Pertanyaan-pertanyaan yang menyesaki benaknya makin berpacu ketika Max mendengar cerita dari Sol Robeson, seorang pria tua pensiunan peneliti matematika sekaligus mentornya, tentang misteri di balik rumus Pi (alias ?, 22/7 atau 3,14) dalam lingkaran. Rasa penasaran Max berujung pada pertanyaan praktis: jika alam semesta memiliki pola, bisa jadi pasar saham pun memiliki pola. Mungkin berpola rumus Pythagoras, Archimedes, deret Fibonacci, golden ratio, atau malah pola temuannya sendiri.
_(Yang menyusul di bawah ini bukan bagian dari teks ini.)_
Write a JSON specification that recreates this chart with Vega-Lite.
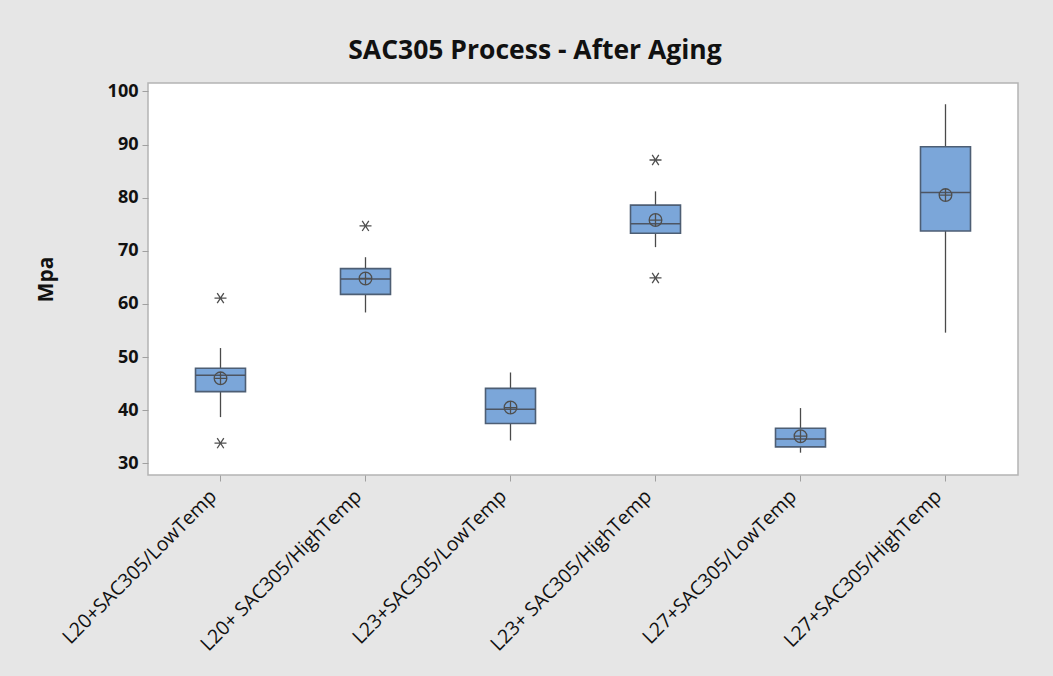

Dalam perjalanannya, Max mulai menyadari betapa pola-pola itu bisa berarti banyak bagi beberapa pihak. Kaum Hasidim alias penganut Yahudi Ortodoks butuh menemukan sebutan bagi Tuhan (yakni menggunakan Torah, urutan angka yang dipercaya sebagai kode dari-Nya), sementara para agen berdasi dari sebuah firma lebih mengincarnya demi kepentingan ekonomi. Sol Robeson sendiri malah menyarankan sebaliknya: lupakan angka-angka tersebut! Tak ada kebenaran dalam perhitungan. Semua hanyalah kekosongan, jadi untuk apa dihitung? Cukup rasakan saja, demikian menurut Sol.
Ketika Max gundah mencerna apa yang sebenarnya terjadi, perempuan di sebelah kamarnya selalu ingin menolong. Berkebalikan dengannya, yang selalu berkutat di depan komputer tanpa pernah ingin bersosialisasi, perempuan itu justru sangat menikmati hidupnya dengan kenikmatan indrawi yang berasal dari hubungan seks. Keadaan semakin rumit dan kacau. Tak hanya diincar dan diburu banyak pihak, ia pun harus dikejar-kejar oleh pikirannya sendiri. Untuk menghindari kejaran agen berdasi dan kaum Hasidim, Max bisa terus berlari. Namun demi menghindari pikiran-pikiran jenius dan paranoidnya, Max justru merasa harus menghancurkan otaknya sendiri. Dan semua digambarkan dengan pameran visual yang resah dan editing yang memukau.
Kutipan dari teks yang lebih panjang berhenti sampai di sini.